» Written instruction
Output every line of the material exactly, omitting images.

» Supplied information
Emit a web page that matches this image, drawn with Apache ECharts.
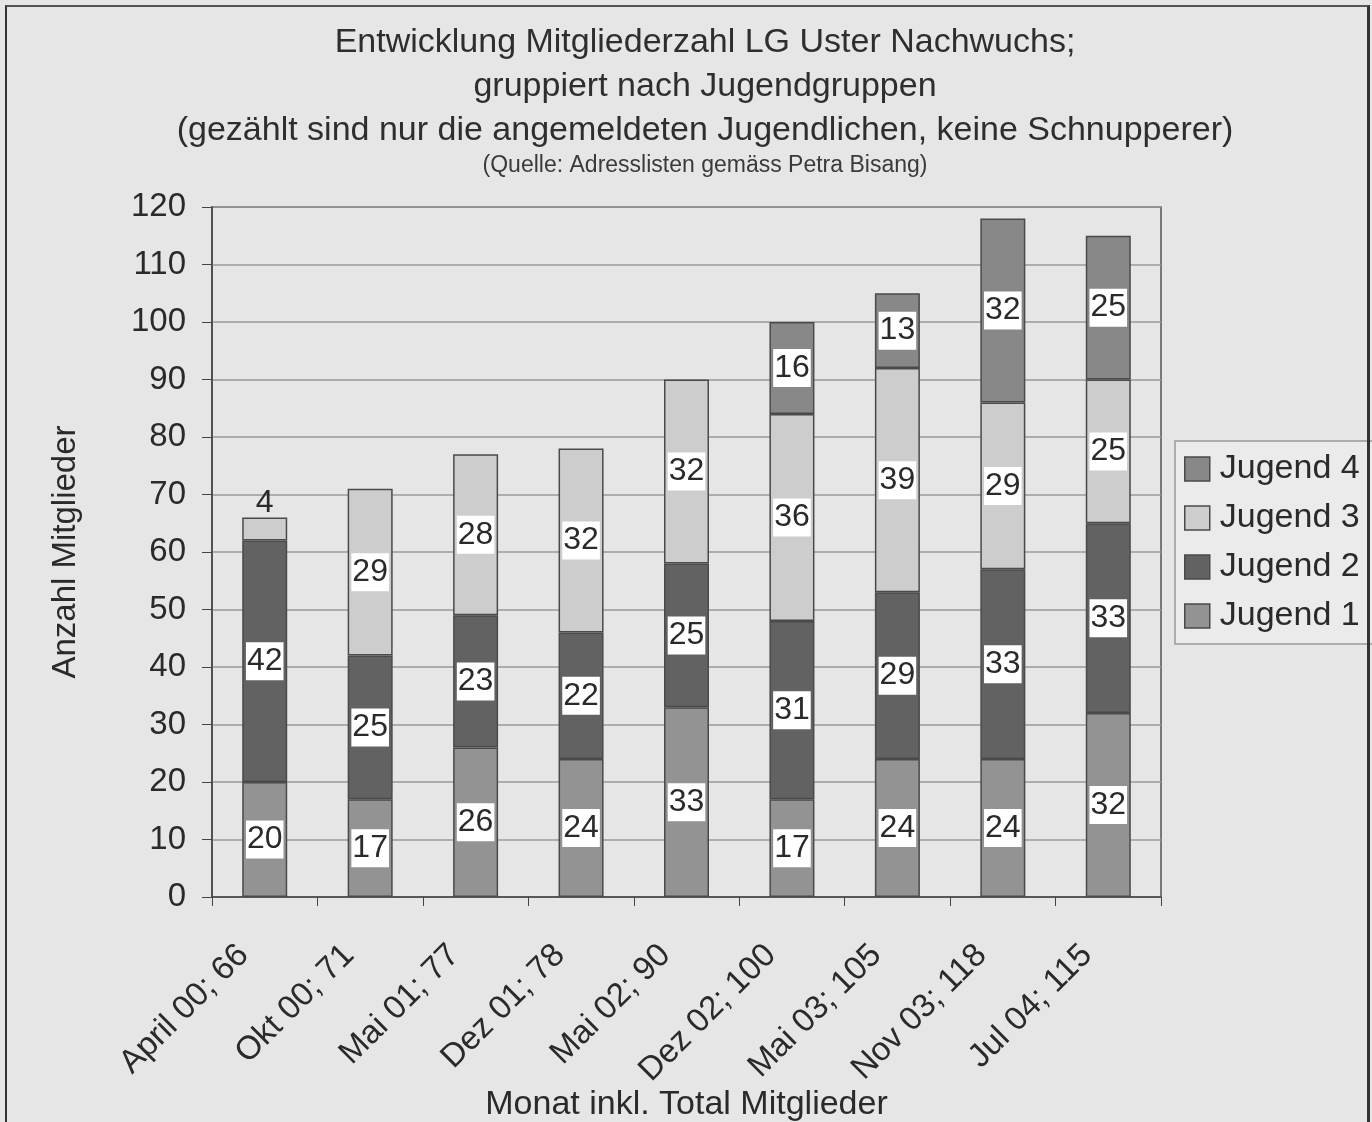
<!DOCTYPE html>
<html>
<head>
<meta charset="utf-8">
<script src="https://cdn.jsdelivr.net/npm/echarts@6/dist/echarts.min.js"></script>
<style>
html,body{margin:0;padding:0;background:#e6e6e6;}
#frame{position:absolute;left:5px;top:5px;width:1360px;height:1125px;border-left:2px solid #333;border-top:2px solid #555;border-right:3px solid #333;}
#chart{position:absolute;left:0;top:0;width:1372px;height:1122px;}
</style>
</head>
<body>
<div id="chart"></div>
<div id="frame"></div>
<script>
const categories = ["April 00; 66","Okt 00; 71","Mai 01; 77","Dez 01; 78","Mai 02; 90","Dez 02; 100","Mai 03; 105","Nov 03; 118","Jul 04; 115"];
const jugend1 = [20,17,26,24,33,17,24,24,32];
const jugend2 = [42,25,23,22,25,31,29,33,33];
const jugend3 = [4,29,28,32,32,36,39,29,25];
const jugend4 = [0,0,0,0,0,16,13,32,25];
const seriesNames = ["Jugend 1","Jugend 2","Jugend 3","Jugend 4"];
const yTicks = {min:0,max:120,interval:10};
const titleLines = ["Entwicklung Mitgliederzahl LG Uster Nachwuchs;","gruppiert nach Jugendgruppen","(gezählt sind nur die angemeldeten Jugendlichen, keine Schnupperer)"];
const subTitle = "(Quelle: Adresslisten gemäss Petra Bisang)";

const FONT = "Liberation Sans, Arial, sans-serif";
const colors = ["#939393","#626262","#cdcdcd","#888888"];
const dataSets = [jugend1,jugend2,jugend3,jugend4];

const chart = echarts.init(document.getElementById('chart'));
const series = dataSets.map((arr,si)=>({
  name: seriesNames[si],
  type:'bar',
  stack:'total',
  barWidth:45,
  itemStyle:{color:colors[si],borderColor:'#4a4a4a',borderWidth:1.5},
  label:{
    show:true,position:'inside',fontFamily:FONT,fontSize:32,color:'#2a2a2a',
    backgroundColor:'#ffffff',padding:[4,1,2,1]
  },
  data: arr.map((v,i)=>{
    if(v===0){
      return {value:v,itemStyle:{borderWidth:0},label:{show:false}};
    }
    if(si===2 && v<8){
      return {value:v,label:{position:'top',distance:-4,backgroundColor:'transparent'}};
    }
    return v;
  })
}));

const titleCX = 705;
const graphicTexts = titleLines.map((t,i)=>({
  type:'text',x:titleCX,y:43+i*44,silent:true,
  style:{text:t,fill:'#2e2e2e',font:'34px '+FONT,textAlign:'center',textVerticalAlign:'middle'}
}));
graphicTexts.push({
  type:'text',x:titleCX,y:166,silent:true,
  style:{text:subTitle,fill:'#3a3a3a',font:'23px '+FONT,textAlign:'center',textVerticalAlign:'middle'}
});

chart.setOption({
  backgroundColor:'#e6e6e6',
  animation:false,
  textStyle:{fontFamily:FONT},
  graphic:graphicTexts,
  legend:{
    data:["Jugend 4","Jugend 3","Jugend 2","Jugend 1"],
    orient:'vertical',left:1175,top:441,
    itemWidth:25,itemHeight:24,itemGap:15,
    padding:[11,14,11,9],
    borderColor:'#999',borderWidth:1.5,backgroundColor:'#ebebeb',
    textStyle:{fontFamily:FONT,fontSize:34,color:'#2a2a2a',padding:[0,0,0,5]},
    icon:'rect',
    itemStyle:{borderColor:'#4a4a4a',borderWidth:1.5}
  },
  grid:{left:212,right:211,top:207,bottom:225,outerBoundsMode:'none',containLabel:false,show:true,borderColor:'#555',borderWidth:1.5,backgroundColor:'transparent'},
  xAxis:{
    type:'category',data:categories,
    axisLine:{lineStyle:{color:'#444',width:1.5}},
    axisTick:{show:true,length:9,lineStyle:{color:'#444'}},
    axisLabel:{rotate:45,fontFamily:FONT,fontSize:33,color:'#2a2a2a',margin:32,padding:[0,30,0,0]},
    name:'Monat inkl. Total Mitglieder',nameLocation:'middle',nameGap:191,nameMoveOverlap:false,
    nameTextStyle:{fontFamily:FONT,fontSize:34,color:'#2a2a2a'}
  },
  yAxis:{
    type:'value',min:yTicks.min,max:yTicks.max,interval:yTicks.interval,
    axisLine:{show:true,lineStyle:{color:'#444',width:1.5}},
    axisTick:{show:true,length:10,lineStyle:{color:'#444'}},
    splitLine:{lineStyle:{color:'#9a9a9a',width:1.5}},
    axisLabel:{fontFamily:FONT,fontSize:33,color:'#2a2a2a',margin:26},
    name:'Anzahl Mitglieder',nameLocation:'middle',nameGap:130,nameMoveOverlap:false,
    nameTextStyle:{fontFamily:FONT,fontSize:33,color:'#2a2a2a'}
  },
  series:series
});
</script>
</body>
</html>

» Output
Emit a web page that matches this image, drawn with Apache ECharts.
<!DOCTYPE html>
<html>
<head>
<meta charset="utf-8">
<script src="https://cdn.jsdelivr.net/npm/echarts@6/dist/echarts.min.js"></script>
<style>
html,body{margin:0;padding:0;background:#e6e6e6;}
#frame{position:absolute;left:5px;top:5px;width:1360px;height:1125px;border-left:2px solid #333;border-top:2px solid #555;border-right:3px solid #333;}
#chart{position:absolute;left:0;top:0;width:1372px;height:1122px;}
</style>
</head>
<body>
<div id="chart"></div>
<div id="frame"></div>
<script>
const categories = ["April 00; 66","Okt 00; 71","Mai 01; 77","Dez 01; 78","Mai 02; 90","Dez 02; 100","Mai 03; 105","Nov 03; 118","Jul 04; 115"];
const jugend1 = [20,17,26,24,33,17,24,24,32];
const jugend2 = [42,25,23,22,25,31,29,33,33];
const jugend3 = [4,29,28,32,32,36,39,29,25];
const jugend4 = [0,0,0,0,0,16,13,32,25];
const seriesNames = ["Jugend 1","Jugend 2","Jugend 3","Jugend 4"];
const yTicks = {min:0,max:120,interval:10};
const titleLines = ["Entwicklung Mitgliederzahl LG Uster Nachwuchs;","gruppiert nach Jugendgruppen","(gezählt sind nur die angemeldeten Jugendlichen, keine Schnupperer)"];
const subTitle = "(Quelle: Adresslisten gemäss Petra Bisang)";

const FONT = "Liberation Sans, Arial, sans-serif";
const colors = ["#939393","#626262","#cdcdcd","#888888"];
const dataSets = [jugend1,jugend2,jugend3,jugend4];

const chart = echarts.init(document.getElementById('chart'));
const series = dataSets.map((arr,si)=>({
  name: seriesNames[si],
  type:'bar',
  stack:'total',
  barWidth:45,
  itemStyle:{color:colors[si],borderColor:'#4a4a4a',borderWidth:1.5},
  label:{
    show:true,position:'inside',fontFamily:FONT,fontSize:32,color:'#2a2a2a',
    backgroundColor:'#ffffff',padding:[4,1,2,1]
  },
  data: arr.map((v,i)=>{
    if(v===0){
      return {value:v,itemStyle:{borderWidth:0},label:{show:false}};
    }
    if(si===2 && v<8){
      return {value:v,label:{position:'top',distance:-4,backgroundColor:'transparent'}};
    }
    return v;
  })
}));

const titleCX = 705;
const graphicTexts = titleLines.map((t,i)=>({
  type:'text',x:titleCX,y:43+i*44,silent:true,
  style:{text:t,fill:'#2e2e2e',font:'34px '+FONT,textAlign:'center',textVerticalAlign:'middle'}
}));
graphicTexts.push({
  type:'text',x:titleCX,y:166,silent:true,
  style:{text:subTitle,fill:'#3a3a3a',font:'23px '+FONT,textAlign:'center',textVerticalAlign:'middle'}
});

chart.setOption({
  backgroundColor:'#e6e6e6',
  animation:false,
  textStyle:{fontFamily:FONT},
  graphic:graphicTexts,
  legend:{
    data:["Jugend 4","Jugend 3","Jugend 2","Jugend 1"],
    orient:'vertical',left:1175,top:441,
    itemWidth:25,itemHeight:24,itemGap:15,
    padding:[11,14,11,9],
    borderColor:'#999',borderWidth:1.5,backgroundColor:'#ebebeb',
    textStyle:{fontFamily:FONT,fontSize:34,color:'#2a2a2a',padding:[0,0,0,5]},
    icon:'rect',
    itemStyle:{borderColor:'#4a4a4a',borderWidth:1.5}
  },
  grid:{left:212,right:211,top:207,bottom:225,outerBoundsMode:'none',containLabel:false,show:true,borderColor:'#555',borderWidth:1.5,backgroundColor:'transparent'},
  xAxis:{
    type:'category',data:categories,
    axisLine:{lineStyle:{color:'#444',width:1.5}},
    axisTick:{show:true,length:9,lineStyle:{color:'#444'}},
    axisLabel:{rotate:45,fontFamily:FONT,fontSize:33,color:'#2a2a2a',margin:32,padding:[0,30,0,0]},
    name:'Monat inkl. Total Mitglieder',nameLocation:'middle',nameGap:191,nameMoveOverlap:false,
    nameTextStyle:{fontFamily:FONT,fontSize:34,color:'#2a2a2a'}
  },
  yAxis:{
    type:'value',min:yTicks.min,max:yTicks.max,interval:yTicks.interval,
    axisLine:{show:true,lineStyle:{color:'#444',width:1.5}},
    axisTick:{show:true,length:10,lineStyle:{color:'#444'}},
    splitLine:{lineStyle:{color:'#9a9a9a',width:1.5}},
    axisLabel:{fontFamily:FONT,fontSize:33,color:'#2a2a2a',margin:26},
    name:'Anzahl Mitglieder',nameLocation:'middle',nameGap:130,nameMoveOverlap:false,
    nameTextStyle:{fontFamily:FONT,fontSize:33,color:'#2a2a2a'}
  },
  series:series
});
</script>
</body>
</html>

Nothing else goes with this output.